On the bottom of page 23 of Fink it says “Transcendental life lives, as it were, always out away from itself in the world, it achieves itself in a deep "anonymity".” Yes, the self is The Anonymous”. Such is mystical Talmudic thinking. But what is that “achieving”?
I suspect you have an understanding of ideas that holds them to abstractions. They are not. What one achieves by bringing questions to bear on foundational issues where one can confirm the anonymity of the transcendental "life" is a liberation implicit thought that binds one to mundane interpretations.
Today many anti-Semites point to the Talmud as proof that Judaism is evil. In the same way today many point to Deconstruction as proof that philosophy is evil.
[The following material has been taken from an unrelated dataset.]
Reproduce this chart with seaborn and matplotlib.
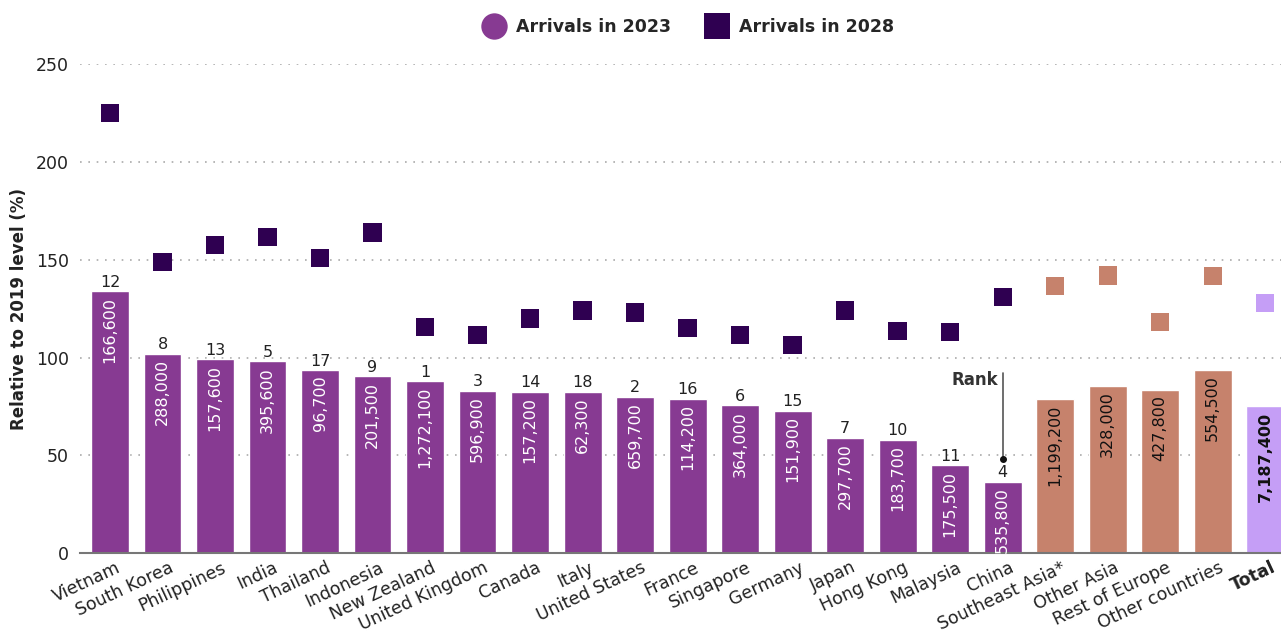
import matplotlib
matplotlib.use("Agg")
import matplotlib.pyplot as plt
import matplotlib.transforms as mtransforms
import seaborn as sns
import pandas as pd
from matplotlib.lines import Line2D

categories = ["Vietnam", "South Korea", "Philippines", "India", "Thailand", "Indonesia",
              "New Zealand", "United Kingdom", "Canada", "Italy", "United States", "France",
              "Singapore", "Germany", "Japan", "Hong Kong", "Malaysia", "China",
              "Southeast Asia*", "Other Asia", "Rest of Europe", "Other countries", "Total"]
rel_2023 = [134, 102, 99, 98, 93.6, 90.5, 88, 83, 82.5, 82.5, 80, 79, 75.5, 72.8, 59, 58,
            45, 36.5, 78.8, 85.5, 83.5, 93.8, 75.2]
rel_2028 = [225, 148.8, 157.5, 161.6, 150.8, 164, 115.5, 111.5, 120, 124, 123, 115, 111.5,
            106.3, 124, 113.5, 113, 131, 136.5, 142, 118, 141.6, 127.8]
arrivals_2023 = ["166,600", "288,000", "157,600", "395,600", "96,700", "201,500", "1,272,100",
                 "596,900", "157,200", "62,300", "659,700", "114,200", "364,000", "151,900",
                 "297,700", "183,700", "175,500", "535,800", "1,199,200", "328,000",
                 "427,800", "554,500", "7,187,400"]
ranks = ["12", "8", "13", "5", "17", "9", "1", "3", "14", "18", "2", "16", "6", "15", "7",
         "10", "11", "4", "", "", "", "", ""]
groups = ["country"] * 18 + ["region"] * 4 + ["total"]

bar_colors = {"country": "#873A92", "region": "#C6826C", "total": "#C59EF6"}
sq_colors = {"country": "#2F0051", "region": "#C6826C", "total": "#C59EF6"}

df = pd.DataFrame({"cat": categories, "v23": rel_2023, "v28": rel_2028,
                   "grp": groups, "arr": arrivals_2023, "rank": ranks})

sns.set_theme(style="white")
plt.rcParams["font.family"] = ["DejaVu Sans"]

fig = plt.figure(figsize=(12.81, 6.35), dpi=100)
ax = fig.add_axes([0.0625, 0.129, 0.9375, 0.770])

palette = [bar_colors[g] for g in groups]
sns.barplot(data=df, x="cat", y="v23", hue="cat", palette=palette, legend=False,
            width=0.72, ax=ax, saturation=1, zorder=2)

sq_pal = [sq_colors[g] for g in groups]
sns.scatterplot(data=df, x="cat", y="v28", hue="cat", palette=sq_pal, legend=False,
                marker="s", s=175, linewidth=0, ax=ax, zorder=3, clip_on=False)

ax.set_xlim(-0.57, 22.3)
ax.set_ylim(0, 250)
ax.set_yticks([0, 50, 100, 150, 200, 250])
ax.tick_params(axis="y", labelsize=12.5, colors="#222222", length=0, pad=8)
ax.yaxis.grid(True, linestyle=(0, (1, 4)), color="#AAAAAA", linewidth=1.2, zorder=0)
ax.xaxis.grid(False)
for s in ["top", "right", "left"]:
    ax.spines[s].set_visible(False)
ax.spines["bottom"].set_color("#777777")
ax.spines["bottom"].set_linewidth(1.5)
ax.spines["bottom"].set_zorder(4)

ax.set_xlabel("")
ax.set_ylabel("Relative to 2019 level (%)", fontsize=12, fontweight="bold",
              color="#222222", labelpad=6)

ax.set_xticks(range(len(categories)))
ax.set_xticklabels(categories, rotation=25, ha="right", rotation_mode="anchor",
                   fontsize=12.5, color="#222222")
ax.tick_params(axis="x", length=0, pad=4)
offset = mtransforms.ScaledTranslation(6 / 100, 0, fig.dpi_scale_trans)
for lbl in ax.get_xticklabels():
    lbl.set_transform(lbl.get_transform() + offset)
    if lbl.get_text() == "Total":
        lbl.set_fontweight("bold")

for i, row in df.iterrows():
    if row["grp"] == "country":
        col, fw = "white", "normal"
    elif row["grp"] == "region":
        col, fw = "#111111", "normal"
    else:
        col, fw = "#111111", "bold"
    ax.annotate(row["arr"], (i, row["v23"]), xytext=(0, -4), textcoords="offset points",
                rotation=90, ha="center", va="top", fontsize=11.5, color=col,
                fontweight=fw, zorder=5)
    if row["rank"]:
        ax.annotate(row["rank"], (i, row["v23"]), xytext=(0, 1), textcoords="offset points",
                    ha="center", va="bottom", fontsize=11.5, color="#222222", zorder=5)

# Rank annotation
ax.plot([17.0, 17.0], [48, 92], color="#555555", linewidth=1.2, zorder=6)
ax.plot([17.0], [48], marker="o", markersize=4, color="#111111", zorder=6)
ax.text(16.92, 88.5, "Rank", ha="right", va="center", fontsize=12, fontweight="bold",
        color="#333333", zorder=6)

handles = [Line2D([0], [0], marker="o", linestyle="", markersize=19,
                  markerfacecolor=bar_colors["country"], markeredgewidth=0),
           Line2D([0], [0], marker="s", linestyle="", markersize=19,
                  markerfacecolor=sq_colors["country"], markeredgewidth=0)]
fig.legend(handles, ["Arrivals in 2023", "Arrivals in 2028"], loc="center",
           bbox_to_anchor=(0.535, 0.957), ncol=2, frameon=False,
           prop={"weight": "bold", "size": 12.5}, handletextpad=0.25, columnspacing=1.7)

fig.savefig("out.png", dpi=100)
And many in the Analytic tradition point to the incomprehensibility of Continental Philosophy as proof that it is more than evil. I personally think it is all divine madness. I write my own version of that. I take my clue from the argumentative Jesus who was the maddest of all.
Why not take your cue from yourself, conscientiously set on understanding the world from a position of freedom from the authority of other doctrines?
Here's an excerpt from that book I sent you - Literature and the Gods
In a century as wracked by upheavals as was the nineteenth, the event that in fact summed up all the
others was to pass unobserved: the pseudomorphism between religious and social. It all came together not
so much in Durkheim’s claim that “the religious is the social,” but in the fact that suddenly such a claim
sounded natural. And as the century grew old, it certainly wasn’t religion that was conquering new
territories, beyond liturgy and cult, as Victor Hugo and many who followed him imagined, but the social
that was gradually invading and annexing vast tracts of the religious, first by superimposing itself on it,
then by infiltrating it in an unhealthy amalgamation until finally it had incorporated the whole of the
religious in itself. What was left in the end was naked society, but invested now with all the powers
inherited, or rather burgled, from religion. The twentieth century would see its triumph. The theology of
society severed every tie, renounced all dependence, and flaunted its distinguishing feature: the
tautological, the self-advertising. The power and impact of totalitarian regimes cannot be explained
unless we accept that the very notion of society has appropriated an unprecedented power, one previously
the preserve of religion. The results were not long in coming: the liturgies in the stadiums, the positive
heroes, the fecund women, the massacres. Being antisocial would become the equivalent of sinning
against the Holy Ghost. Whether the pretexts spoke of race or class, the one sufficient reason for killing
your enemies was always the same: these people were harmful to society. Society becomes the subject
above all subjects, for whose sake everything is justified. At first with recourse to a grandiloquent
rhetoric brutally wrenched from religion (the sacrifice for the fatherland), but later in the name of the
mere functioning of society itself, which demands the removal of every obstacle.
You sent me a book?
I have read many such things. All of it outside the phenomenological reduction. Far, far too much extraneous thinking here.